An informed guess, not a claim
None of this can be known. What the documented record supports is a narrower claim: Lincoln entered April 1865 with more political capital, more Congressional trust, and a more forward-leaning position on Black suffrage than Andrew Johnson ever had, and a Reconstruction led by Lincoln plausibly avoids Johnson's specific failures even if it could not have overcome the deeper structural resistance that eventually undid Reconstruction anyway. The most honest verdict is that Lincoln's survival probably changes the shape and the timeline of Reconstruction's failure, not necessarily its ultimate outcome.
Quick Answers
Common questions about this topic
What actually happened when Lincoln was assassinated?

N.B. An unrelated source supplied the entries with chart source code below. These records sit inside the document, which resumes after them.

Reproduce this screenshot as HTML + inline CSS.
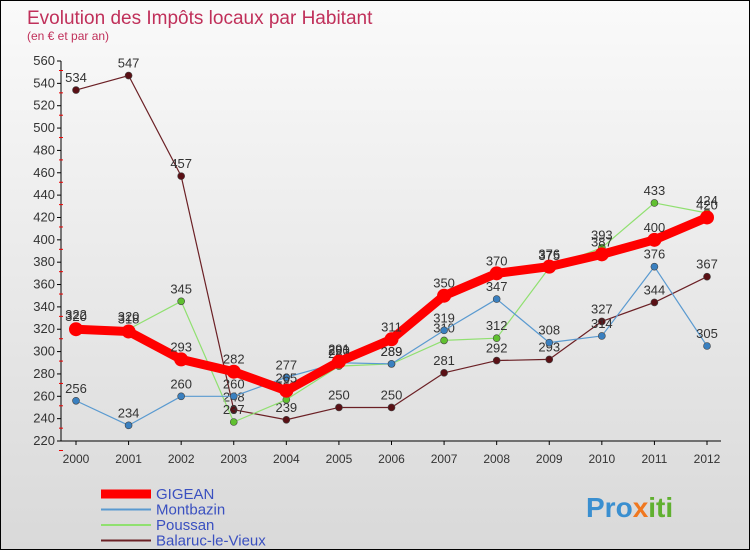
<!DOCTYPE html>
<html><head><meta charset="utf-8"><style>
body{margin:0;width:750px;height:550px;overflow:hidden;font-family:"Liberation Sans",sans-serif}
#wrap{position:relative;width:748px;height:548px;border:1px solid #000;background:linear-gradient(#fafafa,#d9d9d9)}
</style></head><body>
<div id="wrap">
<svg id="chart" width="748" height="548" style="font-family:'Liberation Sans',sans-serif">
<text x="26" y="23" font-size="19" fill="#c0305a">Evolution des Impôts locaux par Habitant</text>
<text x="26" y="39" font-size="12" fill="#c0305a">(en € et par an)</text>
<g id="axes"></g><g id="series"></g><g id="legend"></g>
<text x="585" y="516" font-size="28" font-weight="bold" fill="#3a8fd0">Pro<tspan fill="#f07820">x</tspan><tspan fill="#60b030">iti</tspan></text>
</svg></div>
<script>
const years=[2000,2001,2002,2003,2004,2005,2006,2007,2008,2009,2010,2011,2012];
const yTicks=[220,240,260,280,300,320,340,360,380,400,420,440,460,480,500,520,540,560];
const gigean=[320,318,293,282,265,291,311,350,370,376,387,400,420];
const montbazin=[256,234,260,260,277,290,289,319,347,308,314,376,305];
const poussan=[322,320,345,237,257,287,289,310,312,375,393,433,424];
const balaruc=[534,547,457,248,239,250,250,281,292,293,327,344,367];
const seriesNames=["GIGEAN","Montbazin","Poussan","Balaruc-le-Vieux"];
const NS="http://www.w3.org/2000/svg";
const xS=i=>75+i*(706-75)/(years.length-1);
const yS=v=>60+(560-v)*(440-60)/(560-220);
function mk(t,a,p){const e=document.createElementNS(NS,t);for(const k in a)e.setAttribute(k,a[k]);p.appendChild(e);return e;}
const ax=document.getElementById('axes');
const yAxis=mk('line',{x1:60,y1:60,x2:60,y2:440,stroke:'#000'},ax);


const xAxis=mk('line',{x1:60,y1:440,x2:720,y2:440,stroke:'#000'},ax);


yTicks.forEach(v=>{const y=yS(v);mk('line',{x1:56,y1:y,x2:60,y2:y,stroke:'#000'},ax);
 mk('line',{x1:58,y1:y+9.5,x2:62,y2:y+9.5,stroke:'#e00'},ax);
 const t=mk('text',{x:54,y:y+4,'font-size':13,'text-anchor':'end',fill:'#333'},ax);t.textContent=v;
 
 });
years.forEach((yr,i)=>{const x=xS(i);mk('line',{x1:x,y1:440,x2:x,y2:444,stroke:'#000'},ax);
 const t=mk('text',{x:x,y:462,'font-size':12,'text-anchor':'middle',fill:'#333'},ax);t.textContent=yr;
 
 });
const sg=document.getElementById('series');
const defs=[[balaruc,'#6b2025','#5a1015',1.2,3.5],[poussan,'#90e070','#60c030',1.2,3.5],[montbazin,'#5a9ad0','#3a80c0',1.2,3.5],[gigean,'#ff0000','#ff0000',9,7]];
defs.forEach((d,si)=>{const [vals,c,fc,w,r]=d;const g=mk('g',{},sg);
 
 
 mk('polyline',{points:vals.map((v,i)=>xS(i)+','+yS(v)).join(' '),fill:'none',stroke:c,'stroke-width':w,'stroke-linejoin':'round'},g);
 vals.forEach((v,i)=>{const p=mk('circle',{cx:xS(i),cy:yS(v),r:r,fill:fc,stroke:'#444','stroke-width':si==3?0:0.6},g);
  
  
  const t=mk('text',{x:xS(i),y:yS(v)-8,'font-size':13,'text-anchor':'middle',fill:'#333'},g);t.textContent=v;
  
  });});
const lg=document.getElementById('legend');
const lc=['#ff0000','#5a9ad0','#90e070','#6b2025'],lw=[9,2,2,2];
seriesNames.forEach((n,i)=>{const y=493+i*15.5;const g=mk('g',{},lg);
 
 
 mk('line',{x1:100,y1:y,x2:150,y2:y,stroke:lc[i],'stroke-width':lw[i]},g);
 const t=mk('text',{x:155,y:y+5,'font-size':15,fill:'#3a50c0'},g);t.textContent=n;});
</script>
</body></html>
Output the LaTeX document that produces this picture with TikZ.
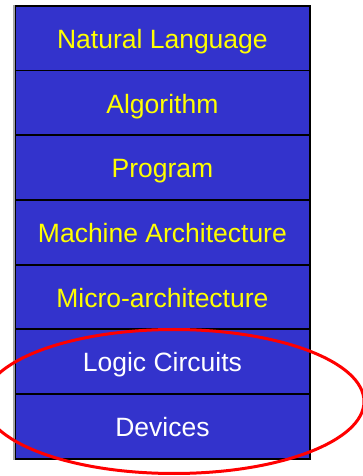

On the night of April 14, 1865, just five days after Robert E. Lee's surrender at Appomattox, John Wilkes Booth shot President Abraham Lincoln at Ford's Theatre in Washington. Lincoln died the next morning, April 15. Booth's wider conspiracy also targeted Secretary of State William Seward, who survived a knife attack, and Vice President Andrew Johnson, whose assigned attacker lost his nerve and never made an attempt.
What was Lincoln's plan for Reconstruction?
Lincoln favored a comparatively lenient approach, sometimes called the Ten Percent Plan, that would readmit former Confederate states once ten percent of their 1860 voters swore loyalty oaths and the states abolished slavery. He clashed with Radical Republicans in Congress, who wanted firmer guarantees for freed people and harsher terms for former Confederate leaders, and the two sides had not resolved that disagreement by the time he died.
Could Lincoln have prevented the failures of Reconstruction?
It is plausible but far from certain. Lincoln's political skill and standing gave him leverage Andrew Johnson never had, but the same Radical Republican Congress that fought Johnson also disagreed with Lincoln's own lenient instincts, and the underlying resistance of white Southerners to Black political and civil rights would have remained a powerful obstacle regardless of who occupied the White House.
What happened to Andrew Johnson after he became president?
Johnson clashed repeatedly with the Republican-controlled Congress over Reconstruction policy, vetoed civil rights legislation that was then passed over his veto, and was impeached by the House of Representatives in 1868, though the Senate acquitted him by a single vote. His presidency is widely regarded by historians as a period of drift and failure in enforcing Reconstruction.